Provided data =>
--
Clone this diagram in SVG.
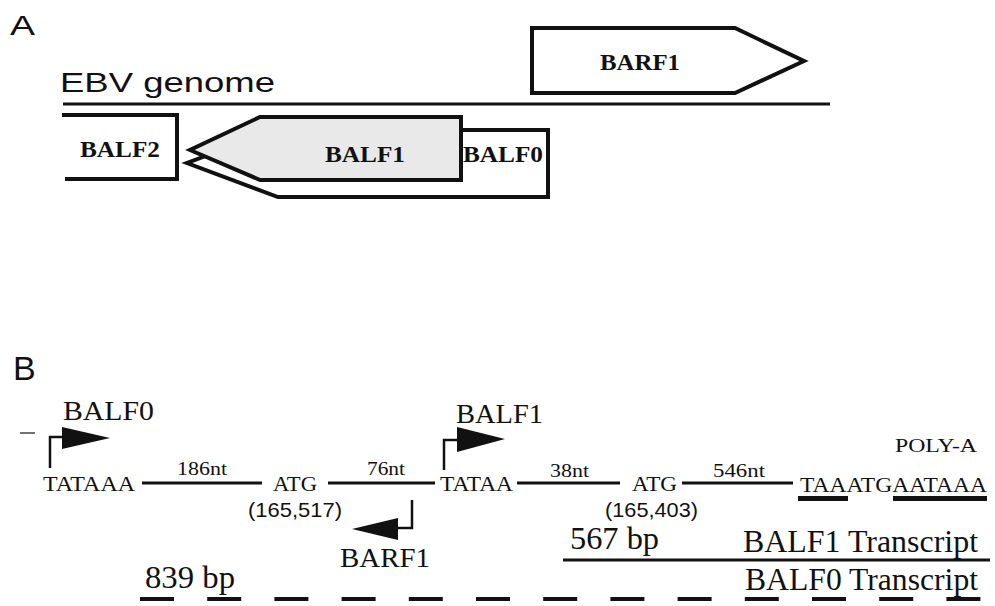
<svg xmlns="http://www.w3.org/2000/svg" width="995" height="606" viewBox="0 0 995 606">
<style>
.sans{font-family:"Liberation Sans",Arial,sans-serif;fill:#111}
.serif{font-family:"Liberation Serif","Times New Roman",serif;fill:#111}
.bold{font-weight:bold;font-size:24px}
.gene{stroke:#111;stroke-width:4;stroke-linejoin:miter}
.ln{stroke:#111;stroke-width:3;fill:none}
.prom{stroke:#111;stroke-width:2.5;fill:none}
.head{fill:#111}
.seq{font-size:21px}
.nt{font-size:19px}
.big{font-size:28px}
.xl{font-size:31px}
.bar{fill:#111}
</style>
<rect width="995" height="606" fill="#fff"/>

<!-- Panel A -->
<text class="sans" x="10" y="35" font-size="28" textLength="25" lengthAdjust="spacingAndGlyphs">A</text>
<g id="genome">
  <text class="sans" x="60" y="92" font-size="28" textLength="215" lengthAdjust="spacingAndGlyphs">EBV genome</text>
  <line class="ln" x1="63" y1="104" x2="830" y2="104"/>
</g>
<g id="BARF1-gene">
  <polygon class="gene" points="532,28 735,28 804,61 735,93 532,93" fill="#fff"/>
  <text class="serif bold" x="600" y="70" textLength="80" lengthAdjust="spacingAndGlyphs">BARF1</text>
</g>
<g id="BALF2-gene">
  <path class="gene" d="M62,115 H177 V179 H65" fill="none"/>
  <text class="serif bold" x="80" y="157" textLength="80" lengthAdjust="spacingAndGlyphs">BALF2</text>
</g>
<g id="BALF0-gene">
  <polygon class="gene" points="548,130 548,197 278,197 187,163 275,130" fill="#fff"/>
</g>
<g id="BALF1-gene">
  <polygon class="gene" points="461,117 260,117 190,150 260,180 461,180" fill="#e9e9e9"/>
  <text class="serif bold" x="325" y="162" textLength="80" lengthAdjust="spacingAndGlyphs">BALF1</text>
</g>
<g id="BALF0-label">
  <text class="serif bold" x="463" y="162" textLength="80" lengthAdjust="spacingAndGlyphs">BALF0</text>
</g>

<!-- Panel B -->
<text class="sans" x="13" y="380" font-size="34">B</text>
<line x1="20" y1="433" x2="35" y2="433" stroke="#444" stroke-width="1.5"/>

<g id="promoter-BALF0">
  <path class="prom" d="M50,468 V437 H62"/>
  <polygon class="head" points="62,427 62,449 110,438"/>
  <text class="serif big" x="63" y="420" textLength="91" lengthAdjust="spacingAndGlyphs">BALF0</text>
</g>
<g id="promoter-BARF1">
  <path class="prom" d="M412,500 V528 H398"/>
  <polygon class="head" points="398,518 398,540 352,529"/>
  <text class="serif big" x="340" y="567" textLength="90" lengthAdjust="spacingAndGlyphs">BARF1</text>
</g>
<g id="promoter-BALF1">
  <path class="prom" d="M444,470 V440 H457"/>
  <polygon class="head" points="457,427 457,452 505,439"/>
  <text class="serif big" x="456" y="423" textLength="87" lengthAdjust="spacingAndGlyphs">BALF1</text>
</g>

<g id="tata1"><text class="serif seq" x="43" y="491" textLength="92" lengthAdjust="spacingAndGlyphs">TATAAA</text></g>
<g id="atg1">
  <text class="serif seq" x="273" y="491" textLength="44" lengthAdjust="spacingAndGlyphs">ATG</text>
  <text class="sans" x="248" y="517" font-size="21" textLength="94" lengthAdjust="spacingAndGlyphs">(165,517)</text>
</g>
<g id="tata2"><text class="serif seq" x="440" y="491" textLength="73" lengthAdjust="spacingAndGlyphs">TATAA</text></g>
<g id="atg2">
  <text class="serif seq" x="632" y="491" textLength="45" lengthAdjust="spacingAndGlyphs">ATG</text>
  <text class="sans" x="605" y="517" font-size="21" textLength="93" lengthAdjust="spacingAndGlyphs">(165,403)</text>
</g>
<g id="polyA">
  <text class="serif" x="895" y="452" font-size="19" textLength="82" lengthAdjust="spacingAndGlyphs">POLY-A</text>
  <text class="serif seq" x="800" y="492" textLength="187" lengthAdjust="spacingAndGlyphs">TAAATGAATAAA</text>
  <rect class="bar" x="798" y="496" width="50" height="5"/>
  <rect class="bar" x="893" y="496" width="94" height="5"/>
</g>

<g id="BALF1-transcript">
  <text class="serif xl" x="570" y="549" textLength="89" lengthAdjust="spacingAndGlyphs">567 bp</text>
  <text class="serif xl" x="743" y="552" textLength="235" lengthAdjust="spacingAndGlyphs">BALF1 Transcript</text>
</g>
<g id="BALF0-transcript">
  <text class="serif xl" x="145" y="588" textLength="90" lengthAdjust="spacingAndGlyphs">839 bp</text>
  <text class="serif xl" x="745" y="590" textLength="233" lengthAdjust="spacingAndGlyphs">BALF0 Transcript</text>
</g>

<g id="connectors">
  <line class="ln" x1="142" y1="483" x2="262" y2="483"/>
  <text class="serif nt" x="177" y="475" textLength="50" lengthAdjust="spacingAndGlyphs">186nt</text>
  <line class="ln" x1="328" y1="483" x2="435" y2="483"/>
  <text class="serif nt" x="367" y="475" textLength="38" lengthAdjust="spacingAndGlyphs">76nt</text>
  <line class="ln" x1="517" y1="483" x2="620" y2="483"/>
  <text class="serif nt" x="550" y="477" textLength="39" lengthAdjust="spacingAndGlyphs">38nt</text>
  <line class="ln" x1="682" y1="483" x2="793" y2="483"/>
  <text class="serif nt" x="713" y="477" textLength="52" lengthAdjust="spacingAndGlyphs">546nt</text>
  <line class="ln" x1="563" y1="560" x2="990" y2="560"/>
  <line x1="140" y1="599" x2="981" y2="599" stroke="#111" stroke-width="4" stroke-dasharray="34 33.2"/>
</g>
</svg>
--
What this task involves => Set every line down exactly as written, leaving each picture out.

Reply to the task =>
Clone this diagram in SVG.
<svg xmlns="http://www.w3.org/2000/svg" width="995" height="606" viewBox="0 0 995 606">
<style>
.sans{font-family:"Liberation Sans",Arial,sans-serif;fill:#111}
.serif{font-family:"Liberation Serif","Times New Roman",serif;fill:#111}
.bold{font-weight:bold;font-size:24px}
.gene{stroke:#111;stroke-width:4;stroke-linejoin:miter}
.ln{stroke:#111;stroke-width:3;fill:none}
.prom{stroke:#111;stroke-width:2.5;fill:none}
.head{fill:#111}
.seq{font-size:21px}
.nt{font-size:19px}
.big{font-size:28px}
.xl{font-size:31px}
.bar{fill:#111}
</style>
<rect width="995" height="606" fill="#fff"/>

<!-- Panel A -->
<text class="sans" x="10" y="35" font-size="28" textLength="25" lengthAdjust="spacingAndGlyphs">A</text>
<g id="genome">
  <text class="sans" x="60" y="92" font-size="28" textLength="215" lengthAdjust="spacingAndGlyphs">EBV genome</text>
  <line class="ln" x1="63" y1="104" x2="830" y2="104"/>
</g>
<g id="BARF1-gene">
  <polygon class="gene" points="532,28 735,28 804,61 735,93 532,93" fill="#fff"/>
  <text class="serif bold" x="600" y="70" textLength="80" lengthAdjust="spacingAndGlyphs">BARF1</text>
</g>
<g id="BALF2-gene">
  <path class="gene" d="M62,115 H177 V179 H65" fill="none"/>
  <text class="serif bold" x="80" y="157" textLength="80" lengthAdjust="spacingAndGlyphs">BALF2</text>
</g>
<g id="BALF0-gene">
  <polygon class="gene" points="548,130 548,197 278,197 187,163 275,130" fill="#fff"/>
</g>
<g id="BALF1-gene">
  <polygon class="gene" points="461,117 260,117 190,150 260,180 461,180" fill="#e9e9e9"/>
  <text class="serif bold" x="325" y="162" textLength="80" lengthAdjust="spacingAndGlyphs">BALF1</text>
</g>
<g id="BALF0-label">
  <text class="serif bold" x="463" y="162" textLength="80" lengthAdjust="spacingAndGlyphs">BALF0</text>
</g>

<!-- Panel B -->
<text class="sans" x="13" y="380" font-size="34">B</text>
<line x1="20" y1="433" x2="35" y2="433" stroke="#444" stroke-width="1.5"/>

<g id="promoter-BALF0">
  <path class="prom" d="M50,468 V437 H62"/>
  <polygon class="head" points="62,427 62,449 110,438"/>
  <text class="serif big" x="63" y="420" textLength="91" lengthAdjust="spacingAndGlyphs">BALF0</text>
</g>
<g id="promoter-BARF1">
  <path class="prom" d="M412,500 V528 H398"/>
  <polygon class="head" points="398,518 398,540 352,529"/>
  <text class="serif big" x="340" y="567" textLength="90" lengthAdjust="spacingAndGlyphs">BARF1</text>
</g>
<g id="promoter-BALF1">
  <path class="prom" d="M444,470 V440 H457"/>
  <polygon class="head" points="457,427 457,452 505,439"/>
  <text class="serif big" x="456" y="423" textLength="87" lengthAdjust="spacingAndGlyphs">BALF1</text>
</g>

<g id="tata1"><text class="serif seq" x="43" y="491" textLength="92" lengthAdjust="spacingAndGlyphs">TATAAA</text></g>
<g id="atg1">
  <text class="serif seq" x="273" y="491" textLength="44" lengthAdjust="spacingAndGlyphs">ATG</text>
  <text class="sans" x="248" y="517" font-size="21" textLength="94" lengthAdjust="spacingAndGlyphs">(165,517)</text>
</g>
<g id="tata2"><text class="serif seq" x="440" y="491" textLength="73" lengthAdjust="spacingAndGlyphs">TATAA</text></g>
<g id="atg2">
  <text class="serif seq" x="632" y="491" textLength="45" lengthAdjust="spacingAndGlyphs">ATG</text>
  <text class="sans" x="605" y="517" font-size="21" textLength="93" lengthAdjust="spacingAndGlyphs">(165,403)</text>
</g>
<g id="polyA">
  <text class="serif" x="895" y="452" font-size="19" textLength="82" lengthAdjust="spacingAndGlyphs">POLY-A</text>
  <text class="serif seq" x="800" y="492" textLength="187" lengthAdjust="spacingAndGlyphs">TAAATGAATAAA</text>
  <rect class="bar" x="798" y="496" width="50" height="5"/>
  <rect class="bar" x="893" y="496" width="94" height="5"/>
</g>

<g id="BALF1-transcript">
  <text class="serif xl" x="570" y="549" textLength="89" lengthAdjust="spacingAndGlyphs">567 bp</text>
  <text class="serif xl" x="743" y="552" textLength="235" lengthAdjust="spacingAndGlyphs">BALF1 Transcript</text>
</g>
<g id="BALF0-transcript">
  <text class="serif xl" x="145" y="588" textLength="90" lengthAdjust="spacingAndGlyphs">839 bp</text>
  <text class="serif xl" x="745" y="590" textLength="233" lengthAdjust="spacingAndGlyphs">BALF0 Transcript</text>
</g>

<g id="connectors">
  <line class="ln" x1="142" y1="483" x2="262" y2="483"/>
  <text class="serif nt" x="177" y="475" textLength="50" lengthAdjust="spacingAndGlyphs">186nt</text>
  <line class="ln" x1="328" y1="483" x2="435" y2="483"/>
  <text class="serif nt" x="367" y="475" textLength="38" lengthAdjust="spacingAndGlyphs">76nt</text>
  <line class="ln" x1="517" y1="483" x2="620" y2="483"/>
  <text class="serif nt" x="550" y="477" textLength="39" lengthAdjust="spacingAndGlyphs">38nt</text>
  <line class="ln" x1="682" y1="483" x2="793" y2="483"/>
  <text class="serif nt" x="713" y="477" textLength="52" lengthAdjust="spacingAndGlyphs">546nt</text>
  <line class="ln" x1="563" y1="560" x2="990" y2="560"/>
  <line x1="140" y1="599" x2="981" y2="599" stroke="#111" stroke-width="4" stroke-dasharray="34 33.2"/>
</g>
</svg>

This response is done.